Written instruction: Below is a listing to transcribe in full and exactly; keep the pictures out.

Data excerpt:
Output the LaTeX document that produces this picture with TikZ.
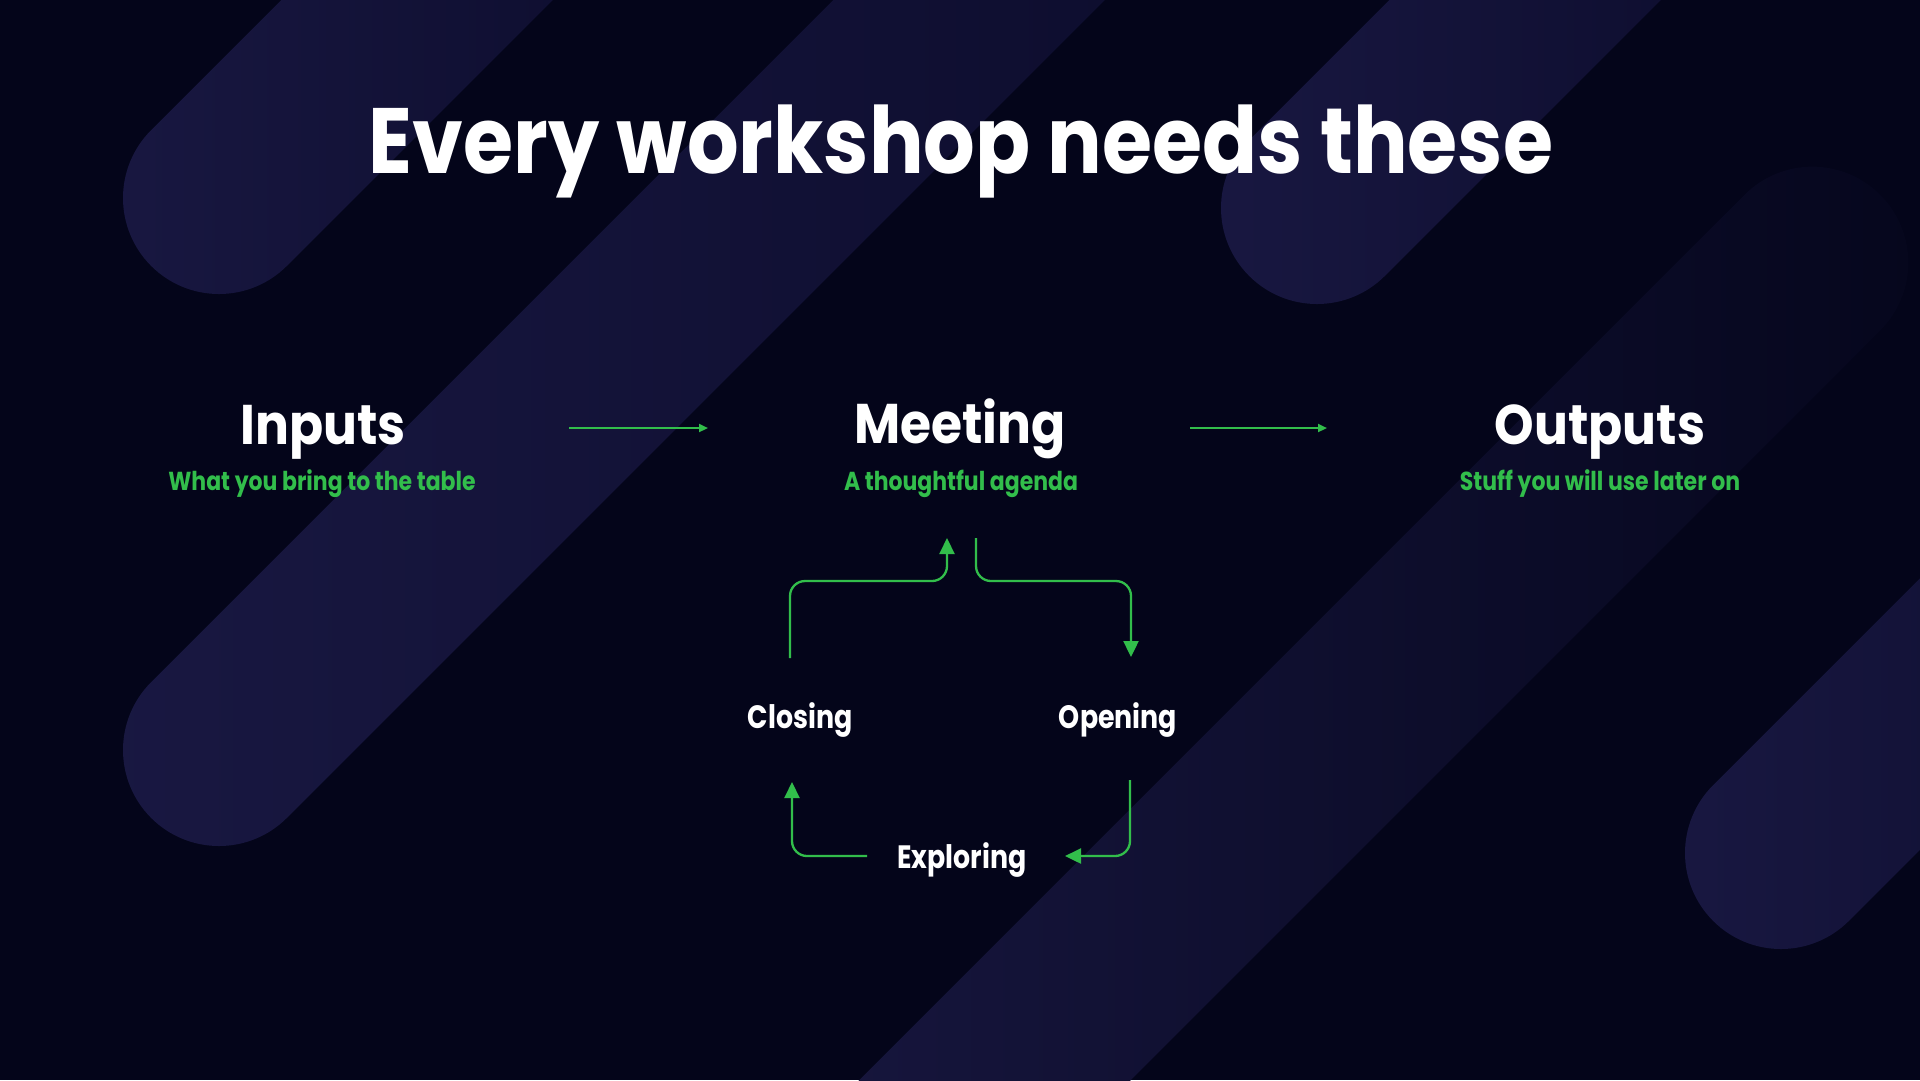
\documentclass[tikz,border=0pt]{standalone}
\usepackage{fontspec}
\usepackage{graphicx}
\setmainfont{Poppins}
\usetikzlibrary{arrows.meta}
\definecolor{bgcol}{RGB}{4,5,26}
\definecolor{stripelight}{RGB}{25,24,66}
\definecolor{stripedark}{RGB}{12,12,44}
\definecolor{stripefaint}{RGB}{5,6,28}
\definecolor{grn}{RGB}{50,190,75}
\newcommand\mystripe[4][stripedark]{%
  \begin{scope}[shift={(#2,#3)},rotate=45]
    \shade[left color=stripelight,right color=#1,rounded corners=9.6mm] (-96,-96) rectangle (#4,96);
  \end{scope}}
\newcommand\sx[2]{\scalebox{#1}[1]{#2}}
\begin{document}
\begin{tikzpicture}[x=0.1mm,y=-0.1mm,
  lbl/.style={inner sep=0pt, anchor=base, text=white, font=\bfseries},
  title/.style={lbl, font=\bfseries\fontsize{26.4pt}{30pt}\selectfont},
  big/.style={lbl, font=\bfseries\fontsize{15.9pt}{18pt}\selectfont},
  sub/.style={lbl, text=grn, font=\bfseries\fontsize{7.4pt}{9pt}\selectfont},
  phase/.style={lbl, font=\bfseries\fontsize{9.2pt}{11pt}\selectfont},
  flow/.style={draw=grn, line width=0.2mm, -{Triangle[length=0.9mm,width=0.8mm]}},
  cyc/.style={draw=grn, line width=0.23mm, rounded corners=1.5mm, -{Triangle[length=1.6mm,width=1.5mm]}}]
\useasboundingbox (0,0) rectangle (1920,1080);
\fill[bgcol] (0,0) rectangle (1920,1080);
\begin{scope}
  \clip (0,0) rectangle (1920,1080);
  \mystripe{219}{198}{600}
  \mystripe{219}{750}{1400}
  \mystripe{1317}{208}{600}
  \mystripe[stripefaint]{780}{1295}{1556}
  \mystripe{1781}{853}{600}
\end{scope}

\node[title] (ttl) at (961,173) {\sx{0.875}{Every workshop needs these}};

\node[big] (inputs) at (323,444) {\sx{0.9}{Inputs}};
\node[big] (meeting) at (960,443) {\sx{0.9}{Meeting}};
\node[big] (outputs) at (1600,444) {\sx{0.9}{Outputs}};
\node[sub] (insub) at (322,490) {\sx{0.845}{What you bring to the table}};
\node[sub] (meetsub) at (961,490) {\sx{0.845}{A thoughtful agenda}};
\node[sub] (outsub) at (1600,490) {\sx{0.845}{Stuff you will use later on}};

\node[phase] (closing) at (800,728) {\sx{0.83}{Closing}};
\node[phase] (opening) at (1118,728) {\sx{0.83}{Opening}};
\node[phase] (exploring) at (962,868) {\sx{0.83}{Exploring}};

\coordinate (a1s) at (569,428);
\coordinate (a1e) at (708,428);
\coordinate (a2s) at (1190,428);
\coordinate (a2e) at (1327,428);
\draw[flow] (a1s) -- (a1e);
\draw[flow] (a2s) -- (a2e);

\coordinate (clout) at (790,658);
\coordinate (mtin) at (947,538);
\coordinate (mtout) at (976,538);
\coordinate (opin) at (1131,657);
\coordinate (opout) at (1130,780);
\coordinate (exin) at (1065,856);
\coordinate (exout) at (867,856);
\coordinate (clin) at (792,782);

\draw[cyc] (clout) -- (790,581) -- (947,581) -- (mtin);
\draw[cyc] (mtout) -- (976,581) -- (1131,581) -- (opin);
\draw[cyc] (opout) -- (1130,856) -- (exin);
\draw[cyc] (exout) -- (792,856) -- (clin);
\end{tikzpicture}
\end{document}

The result:
Output the LaTeX document that produces this picture with TikZ.
\documentclass[tikz,border=0pt]{standalone}
\usepackage{fontspec}
\usepackage{graphicx}
\setmainfont{Poppins}
\usetikzlibrary{arrows.meta}
\definecolor{bgcol}{RGB}{4,5,26}
\definecolor{stripelight}{RGB}{25,24,66}
\definecolor{stripedark}{RGB}{12,12,44}
\definecolor{stripefaint}{RGB}{5,6,28}
\definecolor{grn}{RGB}{50,190,75}
\newcommand\mystripe[4][stripedark]{%
  \begin{scope}[shift={(#2,#3)},rotate=45]
    \shade[left color=stripelight,right color=#1,rounded corners=9.6mm] (-96,-96) rectangle (#4,96);
  \end{scope}}
\newcommand\sx[2]{\scalebox{#1}[1]{#2}}
\begin{document}
\begin{tikzpicture}[x=0.1mm,y=-0.1mm,
  lbl/.style={inner sep=0pt, anchor=base, text=white, font=\bfseries},
  title/.style={lbl, font=\bfseries\fontsize{26.4pt}{30pt}\selectfont},
  big/.style={lbl, font=\bfseries\fontsize{15.9pt}{18pt}\selectfont},
  sub/.style={lbl, text=grn, font=\bfseries\fontsize{7.4pt}{9pt}\selectfont},
  phase/.style={lbl, font=\bfseries\fontsize{9.2pt}{11pt}\selectfont},
  flow/.style={draw=grn, line width=0.2mm, -{Triangle[length=0.9mm,width=0.8mm]}},
  cyc/.style={draw=grn, line width=0.23mm, rounded corners=1.5mm, -{Triangle[length=1.6mm,width=1.5mm]}}]
\useasboundingbox (0,0) rectangle (1920,1080);
\fill[bgcol] (0,0) rectangle (1920,1080);
\begin{scope}
  \clip (0,0) rectangle (1920,1080);
  \mystripe{219}{198}{600}
  \mystripe{219}{750}{1400}
  \mystripe{1317}{208}{600}
  \mystripe[stripefaint]{780}{1295}{1556}
  \mystripe{1781}{853}{600}
\end{scope}

\node[title] (ttl) at (961,173) {\sx{0.875}{Every workshop needs these}};

\node[big] (inputs) at (323,444) {\sx{0.9}{Inputs}};
\node[big] (meeting) at (960,443) {\sx{0.9}{Meeting}};
\node[big] (outputs) at (1600,444) {\sx{0.9}{Outputs}};
\node[sub] (insub) at (322,490) {\sx{0.845}{What you bring to the table}};
\node[sub] (meetsub) at (961,490) {\sx{0.845}{A thoughtful agenda}};
\node[sub] (outsub) at (1600,490) {\sx{0.845}{Stuff you will use later on}};

\node[phase] (closing) at (800,728) {\sx{0.83}{Closing}};
\node[phase] (opening) at (1118,728) {\sx{0.83}{Opening}};
\node[phase] (exploring) at (962,868) {\sx{0.83}{Exploring}};

\coordinate (a1s) at (569,428);
\coordinate (a1e) at (708,428);
\coordinate (a2s) at (1190,428);
\coordinate (a2e) at (1327,428);
\draw[flow] (a1s) -- (a1e);
\draw[flow] (a2s) -- (a2e);

\coordinate (clout) at (790,658);
\coordinate (mtin) at (947,538);
\coordinate (mtout) at (976,538);
\coordinate (opin) at (1131,657);
\coordinate (opout) at (1130,780);
\coordinate (exin) at (1065,856);
\coordinate (exout) at (867,856);
\coordinate (clin) at (792,782);

\draw[cyc] (clout) -- (790,581) -- (947,581) -- (mtin);
\draw[cyc] (mtout) -- (976,581) -- (1131,581) -- (opin);
\draw[cyc] (opout) -- (1130,856) -- (exin);
\draw[cyc] (exout) -- (792,856) -- (clin);
\end{tikzpicture}
\end{document}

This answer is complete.